Records with drawing code
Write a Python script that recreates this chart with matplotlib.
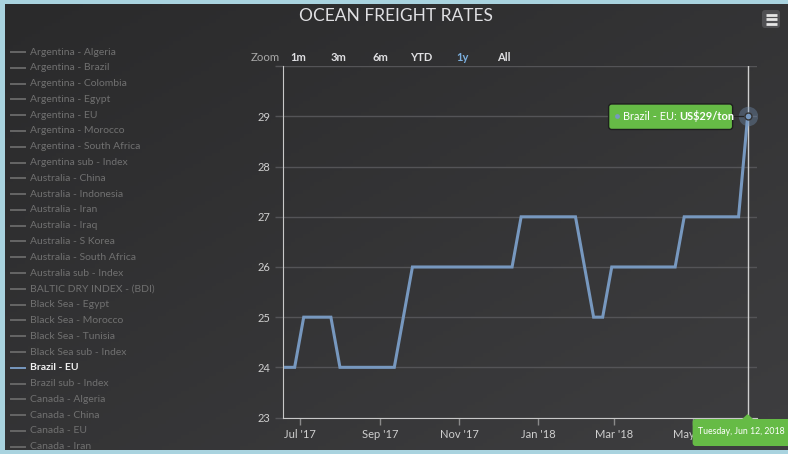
import numpy as np
import pandas as pd
import matplotlib
matplotlib.use("Agg")
import matplotlib.pyplot as plt
import matplotlib.dates as mdates
from matplotlib.patches import FancyBboxPatch, Polygon

# ---------------- data ----------------
dates = pd.date_range("2017-06-20", periods=52, freq="7D")
values = [24, 24, 25, 25, 25, 25, 24, 24, 24, 24, 24, 24, 24, 25,
          26, 26, 26, 26, 26, 26, 26, 26, 26, 26, 26, 26,
          27, 27, 27, 27, 27, 27, 27, 26, 25, 25,
          26, 26, 26, 26, 26, 26, 26, 26,
          27, 27, 27, 27, 27, 27, 27, 29]
series_name = "Brazil - EU"
legend_names = ["Argentina - Algeria", "Argentina - Brazil", "Argentina - Colombia",
                "Argentina - Egypt", "Argentina - EU", "Argentina - Morocco",
                "Argentina - South Africa", "Argentina sub - Index", "Australia - China",
                "Australia - Indonesia", "Australia - Iran", "Australia - Iraq",
                "Australia - S Korea", "Australia - South Africa", "Australia sub - Index",
                "BALTIC DRY INDEX - (BDI)", "Black Sea - Egypt", "Black Sea - Morocco",
                "Black Sea - Tunisia", "Black Sea sub - Index", "Brazil - EU",
                "Brazil sub - Index", "Canada - Algeria", "Canada - China", "Canada - EU",
                "Canada - Iran"]
x_ticks = ["2017-07-01", "2017-09-01", "2017-11-01", "2018-01-01", "2018-03-01", "2018-05-01"]
x_tick_labels = ["Jul '17", "Sep '17", "Nov '17", "Jan '18", "Mar '18", "May '18"]
y_ticks = [23, 24, 25, 26, 27, 28, 29, 30]
y_tick_labels = ["23", "24", "25", "26", "27", "28", "29", ""]
zoom_buttons = ["1m", "3m", "6m", "YTD", "1y", "All"]
title = "OCEAN FREIGHT RATES"

# ---------------- style ----------------
W, H = 788, 454
FONT = ["Lato", "DejaVu Sans"]
plt.rcParams["font.family"] = FONT
LINE = "#7798BF"
GRID = "#545457"
AXL = "#c8c8c8"
TXT = "#e0e0e3"
GREEN = "#66bb46"

fig = plt.figure(figsize=(W / 100, H / 100), dpi=100)
fig.patch.set_facecolor("#a9d3df")

# background panel with pixel coordinates
L, T, B, R = 5, 4, 450, 788
panel = [L / W, (H - B) / H, (R - L) / W, (B - T) / H]
bg = fig.add_axes(panel)
bg.set_xlim(L, R)
bg.set_ylim(B, T)
bg.axis("off")
gx, gy = np.meshgrid(np.linspace(0, 1, 200), np.linspace(0, 1, 120))
g = (gx + gy) / 2
c0 = np.array([0x2a, 0x2a, 0x2b]) / 255
c1 = np.array([0x3e, 0x3e, 0x40]) / 255
img = c0[None, None, :] * (1 - g[..., None]) + c1[None, None, :] * g[..., None]
bg.imshow(img, extent=(L, R, B, T), aspect="auto", zorder=0)

# main plot axes
px_l, px_r, px_t, px_b = 283, 757, 66.3, 417.5
ax = fig.add_axes([px_l / W, (H - px_b) / H, (px_r - px_l) / W, (px_b - px_t) / H])
ax.set_facecolor("none")
ax.set_xlim(pd.Timestamp("2017-06-18"), pd.Timestamp("2018-06-19 06:00"))
ax.set_ylim(23, 30)

ax.set_yticks(y_ticks)
ax.set_yticklabels(y_tick_labels)
ax.yaxis.grid(True, color=GRID, lw=1)
ax.set_axisbelow(True)
ax.tick_params(axis="y", length=6, width=1, color=GRID, pad=3, labelsize=8, labelcolor="#cfcfcf")
ax.set_xticks(pd.to_datetime(x_ticks))
ax.set_xticklabels(x_tick_labels)
ax.tick_params(axis="x", length=5, width=1, color="#8a8a8a", pad=3, labelsize=8, labelcolor="#cfcfcf")
for s in ["top", "right"]:
    ax.spines[s].set_visible(False)
ax.spines["left"].set_color(AXL)
ax.spines["bottom"].set_color(AXL)

ax.plot(dates, values, color=LINE, lw=2.2, solid_joinstyle="miter", zorder=3)

# crosshair and hover marker on last point
ax.axvline(dates[-1], color="#cfcfcf", lw=1, zorder=2)
ax.plot([dates[-1]], [values[-1]], "o", ms=14, color=LINE, alpha=0.35, mec="none", zorder=4)
ax.plot([dates[-1]], [values[-1]], "o", ms=5, mfc=LINE, mec="#333333", mew=1, zorder=5)

# overlay axes (drawn above the plot) for tooltips
ov = fig.add_axes(panel)
ov.set_xlim(L, R)
ov.set_ylim(B, T)
ov.axis("off")
ov.patch.set_visible(False)

# ---------------- decorations in pixel space ----------------
def to_px(xd, yd):
    dx, dy = ax.transData.transform((mdates.date2num(xd), yd))
    return dx, H - dy

ptx, pty = to_px(dates[-1], values[-1])

# title
bg.text(395.5, 16, title, ha="center", va="center", fontsize=12.5, color=TXT, zorder=6)

# menu icon
bg.add_patch(FancyBboxPatch((762, 10), 18, 18, boxstyle="round,pad=0,rounding_size=3",
                            fc="#505053", ec="none", zorder=6))
for yy in (14.5, 19, 23.5):
    bg.plot([765.5, 776.5], [yy, yy], color="#e6e6e6", lw=2, solid_capstyle="butt", zorder=7)

# zoom buttons
bg.text(280, 57, "Zoom", ha="right", va="center", fontsize=8.2, color="#a8a8a8", zorder=6)
for lab, cx in zip(zoom_buttons, [298, 339, 380, 421, 463, 504]):
    col = "#7cb0e0" if lab == "1y" else TXT
    bg.text(cx, 57, lab, ha="center", va="center", fontsize=8, color=col,
            fontweight="bold", zorder=6)

# legend
for i, name in enumerate(legend_names):
    yy = 52 + i * 15.79
    active = name == series_name
    bg.plot([11, 25], [yy, yy], color=LINE if active else "#666666", lw=1.4, zorder=6,
            clip_on=True)
    bg.text(30, yy, name, ha="left", va="center", fontsize=7.5,
            color="#f2f2f2" if active else "#707070",
            fontweight="bold" if active else "normal", zorder=6, clip_on=True)

# value tooltip
bx1, bx0 = ptx - 15, ptx - 139
by0, by1 = pty - 12.5, pty + 13
ov.plot([bx1, ptx - 5], [pty, pty], color="#222222", lw=1, zorder=6)
ov.add_patch(FancyBboxPatch((bx0, by0), bx1 - bx0, by1 - by0,
                            boxstyle="round,pad=0,rounding_size=3",
                            fc=GREEN, ec="#1e1e1e", lw=1, zorder=7))
ov.plot([bx0 + 8], [pty], "o", ms=3.5, color=LINE, mec="none", zorder=8)
t1 = ov.text(bx0 + 14, pty, series_name + ": ", ha="left", va="center", fontsize=7.9,
             color="white", zorder=8)
fig.canvas.draw()
w1 = t1.get_window_extent(fig.canvas.get_renderer()).width
ov.text(bx0 + 14 + w1, pty, "US$%d/ton" % values[-1], ha="left", va="center", fontsize=7.9,
        color="white", fontweight="bold", zorder=8)

# date tooltip
dx0, dx1, dy0, dy1 = ptx - 55, ptx + 48, 419, 446
ov.add_patch(FancyBboxPatch((dx0, dy0), dx1 - dx0, dy1 - dy0,
                            boxstyle="round,pad=0,rounding_size=3",
                            fc=GREEN, ec="none", zorder=7, clip_on=True))
ov.add_patch(Polygon([[ptx - 6, dy0 + 0.5], [ptx, dy0 - 5], [ptx + 6, dy0 + 0.5]],
                     closed=True, fc=GREEN, ec="none", zorder=7))
ov.text(ptx - 6, 432, dates[-1].strftime("%A, %b %d, %Y").replace(" 0", " "),
        ha="center", va="center", fontsize=6.3, color="white", zorder=8)

fig.savefig("out.png", dpi=100, facecolor=fig.get_facecolor())
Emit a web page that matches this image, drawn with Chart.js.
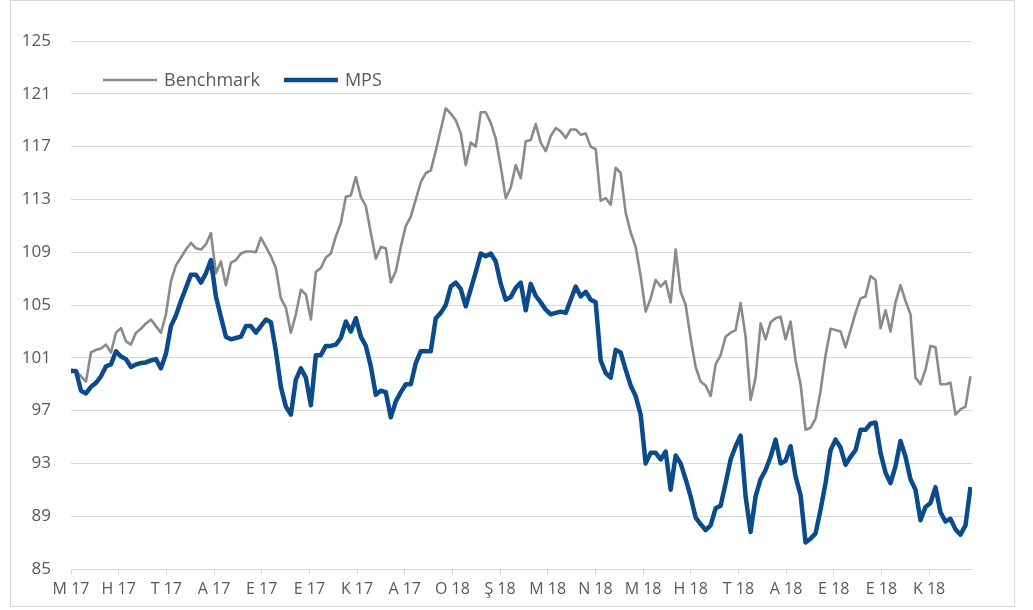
<!DOCTYPE html>
<html>
<head>
<meta charset="utf-8">
<script src="https://cdn.jsdelivr.net/npm/chart.js@4.4.1/dist/chart.umd.min.js"></script>
<style>
  html, body { margin: 0; padding: 0; background: #ffffff; }
  #wrap { position: relative; width: 1033px; height: 610px; }
</style>
</head>
<body>
<div id="wrap"><canvas id="c" width="1033" height="610"></canvas></div>
<script>
// Month tick labels (Turkish month initials)
const monthLabels = ['M 17','H 17','T 17','A 17','E 17','E 17','K 17','A 17','O 18','Ş 18',
                     'M 18','N 18','M 18','H 18','T 18','A 18','E 18','E 18','K 18'];

// Samples per month (readings taken at regular intervals)
const samplesPerMonth = 9.54;

const benchmark = [
  100.1,100.0,99.6,99.2,101.4,101.6,101.7,102.0,101.4,102.9,
  103.25,102.25,102.0,102.9,103.2,103.6,103.9,103.4,102.9,104.3,
  106.8,108.0,108.6,109.2,109.7,109.3,109.2,109.6,110.45,107.4,
  108.3,106.5,108.2,108.4,108.9,109.05,109.05,109.0,110.1,109.4,
  108.7,107.8,105.5,104.8,102.9,104.3,106.15,105.8,103.9,107.5,
  107.8,108.6,108.9,110.2,111.2,113.2,113.3,114.7,113.2,112.5,
  110.45,108.5,109.4,109.3,106.7,107.55,109.4,111.0,111.7,113.0,
  114.3,115.0,115.2,116.7,118.3,119.9,119.5,119.0,118.0,115.6,
  117.3,117.0,119.6,119.6,118.8,117.6,115.5,113.1,113.9,115.6,
  114.6,117.4,117.5,118.7,117.3,116.65,117.8,118.4,118.15,117.65,
  118.3,118.3,117.9,118.0,117.0,116.8,112.9,113.1,112.6,115.4,
  115.0,112.0,110.5,109.4,107.2,104.5,105.5,106.9,106.4,106.8,
  105.2,109.2,106.0,105.0,102.5,100.3,99.2,98.9,98.1,100.5,
  101.2,102.6,102.9,103.1,105.15,102.6,97.8,99.5,103.6,102.4,
  103.7,104.0,104.1,102.4,103.75,100.8,99.0,95.55,95.7,96.4,
  98.5,101.2,103.2,103.1,103.0,101.8,103.1,104.4,105.5,105.65,
  107.2,106.9,103.25,104.6,103.0,105.2,106.5,105.3,104.3,99.5,
  99.0,100.1,101.9,101.8,99.0,99.0,99.1,96.7,97.1,97.3,
  99.6
];

const mps = [
  100.0,100.0,98.5,98.3,98.8,99.1,99.6,100.35,100.5,101.5,
  101.1,100.9,100.3,100.5,100.6,100.65,100.8,100.9,100.2,101.3,
  103.4,104.2,105.3,106.3,107.3,107.3,106.7,107.4,108.4,105.65,
  104.1,102.6,102.4,102.5,102.6,103.4,103.4,102.9,103.4,103.9,
  103.7,101.5,98.8,97.3,96.7,99.35,100.2,99.5,97.4,101.2,
  101.2,101.9,101.9,102.0,102.5,103.75,103.0,104.0,102.6,101.9,
  100.35,98.2,98.5,98.4,96.5,97.7,98.4,99.0,99.0,100.6,
  101.5,101.5,101.5,104.0,104.4,105.0,106.4,106.7,106.2,104.9,
  106.2,107.5,108.9,108.7,108.9,108.3,106.6,105.4,105.6,106.3,
  106.7,104.6,106.6,105.7,105.2,104.65,104.3,104.4,104.5,104.4,
  105.4,106.4,105.65,106.0,105.4,105.2,100.8,99.85,99.5,101.6,
  101.4,100.1,98.9,98.1,96.7,93.0,93.8,93.8,93.3,93.9,
  91.0,93.6,93.0,91.8,90.5,88.9,88.4,87.95,88.3,89.6,
  89.8,91.5,93.3,94.3,95.1,90.5,87.8,90.5,91.8,92.5,
  93.5,94.8,93.0,93.2,94.3,92.0,90.6,87.0,87.3,87.7,
  89.5,91.5,94.0,94.8,94.2,92.9,93.5,94.0,95.55,95.55,
  96.0,96.1,93.8,92.3,91.5,92.8,94.7,93.5,91.8,91.0,
  88.7,89.7,90.0,91.2,89.3,88.6,88.8,88.0,87.6,88.3,
  91.2
];

const yMin = 85, yMax = 125, yStep = 4;

const toPoints = arr => arr.map((v, i) => ({ x: i / samplesPerMonth, y: v }));

const framePlugin = {
  id: 'frame',
  beforeDraw(chart) {
    const ctx = chart.ctx;
    ctx.save();
    ctx.fillStyle = '#ffffff';
    ctx.fillRect(0, 0, chart.width, chart.height);
    ctx.strokeStyle = '#d9d9d9';
    ctx.lineWidth = 1;
    ctx.strokeRect(10.5, 0.5, 1004, 606);
    ctx.restore();
  }
};

const legendPlugin = {
  id: 'insideLegend',
  afterDraw(chart) {
    const ctx = chart.ctx;
    const area = chart.chartArea;
    const y = 80;
    let x = area.left + 32;
    ctx.save();
    ctx.font = "18px 'Open Sans', sans-serif";
    ctx.textBaseline = 'middle';
    chart.data.datasets.forEach(ds => {
      ctx.strokeStyle = ds.borderColor;
      ctx.lineWidth = ds.borderWidth;
      ctx.beginPath();
      ctx.moveTo(x, y);
      ctx.lineTo(x + 54, y);
      ctx.stroke();
      ctx.fillStyle = '#595959';
      ctx.fillText(ds.label, x + 61, y + 1);
      x += 61 + ctx.measureText(ds.label).width + 24;
    });
    ctx.restore();
  }
};

Chart.defaults.font.family = "'Open Sans', sans-serif";
Chart.defaults.font.size = 16;
Chart.defaults.color = '#595959';

new Chart(document.getElementById('c'), {
  type: 'line',
  data: {
    datasets: [
      { label: 'Benchmark', data: toPoints(benchmark), borderColor: '#8a8a8a', borderWidth: 2.6,
        pointRadius: 0, tension: 0, order: 1, borderJoinStyle: 'round' },
      { label: 'MPS', data: toPoints(mps), borderColor: '#0b4a8b', borderWidth: 4.5,
        pointRadius: 0, tension: 0, order: 0, borderJoinStyle: 'round' }
    ]
  },
  options: {
    responsive: false,
    animation: false,
    layout: { padding: { left: 10, right: 61, top: 41, bottom: 0 } },
    plugins: { legend: { display: false }, tooltip: { enabled: false } },
    scales: {
      x: {
        type: 'linear',
        min: 0,
        max: 18.9,
        afterFit(s) { s.height = 41; },
        afterBuildTicks(s) {
          s.ticks = monthLabels.map((_, i) => ({ value: i }));
        },
        ticks: {
          autoSkip: false,
          maxRotation: 0,
          padding: 5,
          callback: (v) => monthLabels[v] !== undefined ? monthLabels[v] : ''
        },
        grid: { drawOnChartArea: false, drawTicks: true, tickLength: 6, color: '#d9d9d9' },
        border: { display: true, color: '#d9d9d9' }
      },
      y: {
        min: yMin,
        max: yMax,
        afterFit(s) { s.width = 61; },
        ticks: { stepSize: yStep, padding: 20, font: { size: 17 } },
        grid: { color: '#d9d9d9', drawTicks: false },
        border: { display: false }
      }
    }
  },
  plugins: [framePlugin, legendPlugin]
});
</script>
</body>
</html>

- What you need to do
Repeat, word for word and with no pictures, only the lines running from the beginning of the data to the line that contains "from matplotlib.patches import".

- Output of the task
Write a Python script that recreates this chart with matplotlib.
import numpy as np
import pandas as pd
import matplotlib
matplotlib.use("Agg")
import matplotlib.pyplot as plt
import matplotlib.dates as mdates
from matplotlib.patches import FancyBboxPatch, Polygon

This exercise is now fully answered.